Task objective: Below are the records; give again exactly the lines from the one containing "Clone this chart in matplotlib." through the one containing "plt.rcParams['font.family'] = ['Liberation", leaving out pictures.

Records:
-*-
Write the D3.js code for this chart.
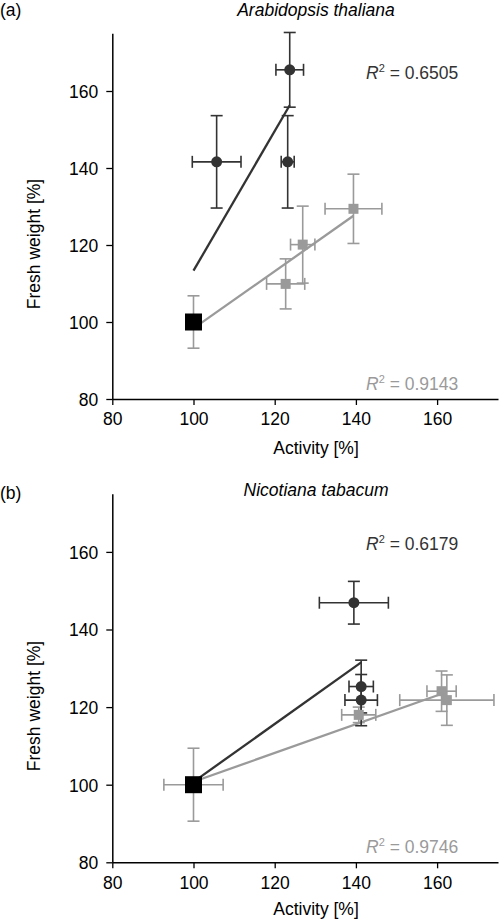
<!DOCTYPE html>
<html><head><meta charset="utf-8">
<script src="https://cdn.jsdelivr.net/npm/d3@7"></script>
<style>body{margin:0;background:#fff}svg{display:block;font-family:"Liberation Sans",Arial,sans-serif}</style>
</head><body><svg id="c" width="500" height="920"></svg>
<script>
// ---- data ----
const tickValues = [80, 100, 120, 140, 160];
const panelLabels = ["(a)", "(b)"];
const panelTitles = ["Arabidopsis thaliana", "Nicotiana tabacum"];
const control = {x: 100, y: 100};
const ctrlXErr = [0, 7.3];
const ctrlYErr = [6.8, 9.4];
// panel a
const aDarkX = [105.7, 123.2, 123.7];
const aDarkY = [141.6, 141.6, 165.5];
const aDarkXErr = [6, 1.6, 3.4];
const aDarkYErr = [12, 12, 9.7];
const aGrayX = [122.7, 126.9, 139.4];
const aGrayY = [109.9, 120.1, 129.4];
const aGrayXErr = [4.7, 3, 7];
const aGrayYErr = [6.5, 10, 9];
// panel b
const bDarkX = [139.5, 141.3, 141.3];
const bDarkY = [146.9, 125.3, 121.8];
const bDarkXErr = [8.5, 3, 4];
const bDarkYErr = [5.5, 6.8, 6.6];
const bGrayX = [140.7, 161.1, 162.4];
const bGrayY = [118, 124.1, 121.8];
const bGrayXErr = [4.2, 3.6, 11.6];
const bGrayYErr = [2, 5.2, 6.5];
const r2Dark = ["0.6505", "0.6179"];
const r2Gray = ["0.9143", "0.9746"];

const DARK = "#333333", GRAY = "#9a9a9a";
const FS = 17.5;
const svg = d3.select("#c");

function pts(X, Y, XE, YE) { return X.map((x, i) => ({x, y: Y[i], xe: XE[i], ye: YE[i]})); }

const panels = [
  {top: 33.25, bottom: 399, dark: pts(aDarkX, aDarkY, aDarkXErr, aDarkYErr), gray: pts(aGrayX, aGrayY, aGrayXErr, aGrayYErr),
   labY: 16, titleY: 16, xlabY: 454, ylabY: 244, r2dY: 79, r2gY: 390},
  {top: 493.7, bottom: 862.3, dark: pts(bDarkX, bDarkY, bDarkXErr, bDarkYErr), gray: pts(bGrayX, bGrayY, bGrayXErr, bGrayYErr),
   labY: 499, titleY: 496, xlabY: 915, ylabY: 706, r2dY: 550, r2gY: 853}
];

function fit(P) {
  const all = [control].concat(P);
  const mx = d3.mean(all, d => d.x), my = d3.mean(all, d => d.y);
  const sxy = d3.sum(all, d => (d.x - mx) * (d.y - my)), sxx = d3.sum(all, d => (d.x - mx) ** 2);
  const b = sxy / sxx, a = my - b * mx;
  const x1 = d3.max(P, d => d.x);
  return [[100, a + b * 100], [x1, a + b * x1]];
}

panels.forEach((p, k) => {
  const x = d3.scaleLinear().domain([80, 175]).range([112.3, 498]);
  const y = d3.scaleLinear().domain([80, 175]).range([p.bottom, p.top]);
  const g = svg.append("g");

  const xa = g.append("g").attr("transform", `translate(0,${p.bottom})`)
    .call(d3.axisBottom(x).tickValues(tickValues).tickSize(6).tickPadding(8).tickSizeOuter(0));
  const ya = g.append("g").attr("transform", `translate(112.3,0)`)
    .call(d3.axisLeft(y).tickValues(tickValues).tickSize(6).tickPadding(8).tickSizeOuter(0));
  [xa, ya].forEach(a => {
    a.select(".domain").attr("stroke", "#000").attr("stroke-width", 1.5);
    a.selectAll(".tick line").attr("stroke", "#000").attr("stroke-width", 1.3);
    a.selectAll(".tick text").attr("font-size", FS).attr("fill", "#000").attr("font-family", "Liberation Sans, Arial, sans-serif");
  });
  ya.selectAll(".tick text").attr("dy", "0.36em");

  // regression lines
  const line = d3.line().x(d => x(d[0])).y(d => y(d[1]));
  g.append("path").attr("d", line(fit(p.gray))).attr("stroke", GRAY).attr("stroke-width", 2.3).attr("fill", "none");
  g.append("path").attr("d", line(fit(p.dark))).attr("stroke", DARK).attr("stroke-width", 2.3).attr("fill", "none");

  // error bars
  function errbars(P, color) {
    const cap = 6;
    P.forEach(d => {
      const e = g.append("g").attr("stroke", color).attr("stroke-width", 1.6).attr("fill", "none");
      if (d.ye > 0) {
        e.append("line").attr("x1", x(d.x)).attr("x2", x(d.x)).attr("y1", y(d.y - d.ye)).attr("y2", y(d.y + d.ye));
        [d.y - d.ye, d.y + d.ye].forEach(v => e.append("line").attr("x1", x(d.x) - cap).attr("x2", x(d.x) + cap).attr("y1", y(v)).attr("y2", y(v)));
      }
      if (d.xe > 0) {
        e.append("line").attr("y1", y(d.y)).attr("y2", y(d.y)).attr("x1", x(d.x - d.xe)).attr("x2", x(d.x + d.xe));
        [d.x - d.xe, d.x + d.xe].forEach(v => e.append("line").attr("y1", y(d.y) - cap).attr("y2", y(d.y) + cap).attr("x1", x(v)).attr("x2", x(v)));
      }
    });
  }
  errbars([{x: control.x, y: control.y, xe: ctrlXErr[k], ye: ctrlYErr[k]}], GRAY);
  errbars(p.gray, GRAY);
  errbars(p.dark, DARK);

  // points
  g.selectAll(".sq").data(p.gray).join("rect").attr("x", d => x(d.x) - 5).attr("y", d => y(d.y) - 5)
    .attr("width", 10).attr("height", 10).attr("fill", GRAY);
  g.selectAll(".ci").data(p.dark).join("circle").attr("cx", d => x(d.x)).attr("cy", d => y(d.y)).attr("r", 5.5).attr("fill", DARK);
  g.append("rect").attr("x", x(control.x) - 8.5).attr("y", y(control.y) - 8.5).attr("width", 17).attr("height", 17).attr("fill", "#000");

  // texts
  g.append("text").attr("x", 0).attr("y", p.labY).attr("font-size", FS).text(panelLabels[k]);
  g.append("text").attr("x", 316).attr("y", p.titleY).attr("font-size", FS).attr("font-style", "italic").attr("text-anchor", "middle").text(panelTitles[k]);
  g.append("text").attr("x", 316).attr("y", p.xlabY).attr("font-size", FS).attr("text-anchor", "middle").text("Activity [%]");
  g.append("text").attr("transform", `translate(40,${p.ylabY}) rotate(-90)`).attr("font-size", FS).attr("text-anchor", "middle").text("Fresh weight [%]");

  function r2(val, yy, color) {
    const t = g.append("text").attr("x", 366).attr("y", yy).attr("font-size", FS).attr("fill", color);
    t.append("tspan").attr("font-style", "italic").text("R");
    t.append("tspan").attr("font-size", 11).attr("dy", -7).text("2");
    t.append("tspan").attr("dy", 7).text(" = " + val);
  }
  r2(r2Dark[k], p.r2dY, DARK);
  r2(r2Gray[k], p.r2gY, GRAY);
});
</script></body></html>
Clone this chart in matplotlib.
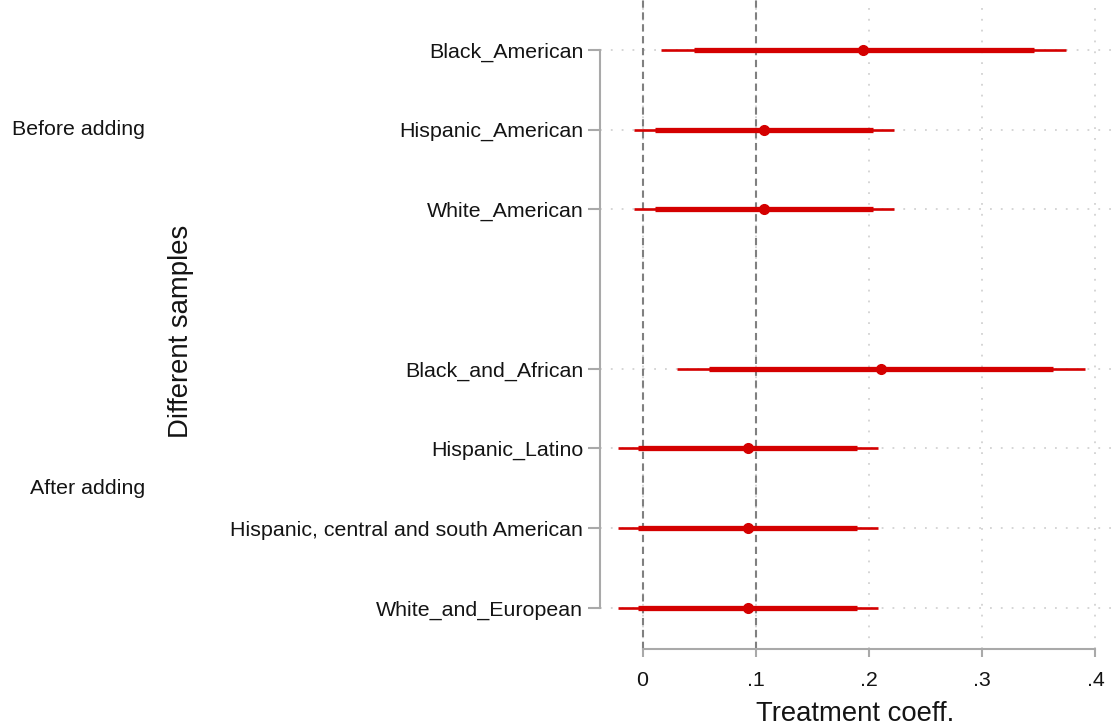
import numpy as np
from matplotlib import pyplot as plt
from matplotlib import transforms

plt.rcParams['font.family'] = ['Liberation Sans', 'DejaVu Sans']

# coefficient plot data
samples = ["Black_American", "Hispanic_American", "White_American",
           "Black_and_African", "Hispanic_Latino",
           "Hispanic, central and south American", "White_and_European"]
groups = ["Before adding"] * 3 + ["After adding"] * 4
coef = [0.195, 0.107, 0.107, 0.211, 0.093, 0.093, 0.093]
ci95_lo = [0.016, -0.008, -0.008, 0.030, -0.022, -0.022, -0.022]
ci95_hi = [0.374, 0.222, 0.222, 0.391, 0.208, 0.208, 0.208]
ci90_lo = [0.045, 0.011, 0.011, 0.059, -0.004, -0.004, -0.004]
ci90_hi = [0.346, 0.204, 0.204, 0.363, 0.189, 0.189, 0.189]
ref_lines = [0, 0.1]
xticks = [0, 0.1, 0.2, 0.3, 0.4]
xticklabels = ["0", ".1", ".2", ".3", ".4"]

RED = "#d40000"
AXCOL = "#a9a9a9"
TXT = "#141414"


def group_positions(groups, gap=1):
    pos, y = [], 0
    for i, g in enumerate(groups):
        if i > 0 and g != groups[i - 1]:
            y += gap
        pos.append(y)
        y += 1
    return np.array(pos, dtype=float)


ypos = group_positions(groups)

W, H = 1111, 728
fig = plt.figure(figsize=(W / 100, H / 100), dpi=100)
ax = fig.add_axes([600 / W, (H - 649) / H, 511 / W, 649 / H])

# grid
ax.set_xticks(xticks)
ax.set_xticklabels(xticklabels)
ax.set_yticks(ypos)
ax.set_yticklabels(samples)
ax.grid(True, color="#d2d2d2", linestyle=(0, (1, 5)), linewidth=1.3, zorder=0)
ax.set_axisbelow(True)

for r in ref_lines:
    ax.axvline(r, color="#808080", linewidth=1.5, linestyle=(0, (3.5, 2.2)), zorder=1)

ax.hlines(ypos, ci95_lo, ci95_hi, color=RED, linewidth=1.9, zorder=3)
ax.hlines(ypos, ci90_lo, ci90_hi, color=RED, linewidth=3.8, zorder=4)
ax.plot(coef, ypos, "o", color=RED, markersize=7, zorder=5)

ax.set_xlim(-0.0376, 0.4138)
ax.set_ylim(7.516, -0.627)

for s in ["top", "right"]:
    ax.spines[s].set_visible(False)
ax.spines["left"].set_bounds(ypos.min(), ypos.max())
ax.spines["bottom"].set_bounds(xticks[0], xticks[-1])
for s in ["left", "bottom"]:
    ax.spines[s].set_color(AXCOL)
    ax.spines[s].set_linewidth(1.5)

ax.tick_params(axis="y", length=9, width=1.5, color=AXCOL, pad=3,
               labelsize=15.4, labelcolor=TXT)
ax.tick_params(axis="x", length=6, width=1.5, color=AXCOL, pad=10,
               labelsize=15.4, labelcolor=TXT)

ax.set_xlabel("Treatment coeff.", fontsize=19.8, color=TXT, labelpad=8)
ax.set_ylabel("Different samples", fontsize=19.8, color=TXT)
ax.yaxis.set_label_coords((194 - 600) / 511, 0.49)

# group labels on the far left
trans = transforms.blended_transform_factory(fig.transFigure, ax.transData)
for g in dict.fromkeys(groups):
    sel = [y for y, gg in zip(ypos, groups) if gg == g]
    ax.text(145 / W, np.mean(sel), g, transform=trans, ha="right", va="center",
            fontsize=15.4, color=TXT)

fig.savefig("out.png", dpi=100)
-*-
Result:
Clone this chart in matplotlib.
import numpy as np
from matplotlib import pyplot as plt
from matplotlib import transforms

plt.rcParams['font.family'] = ['Liberation Sans', 'DejaVu Sans']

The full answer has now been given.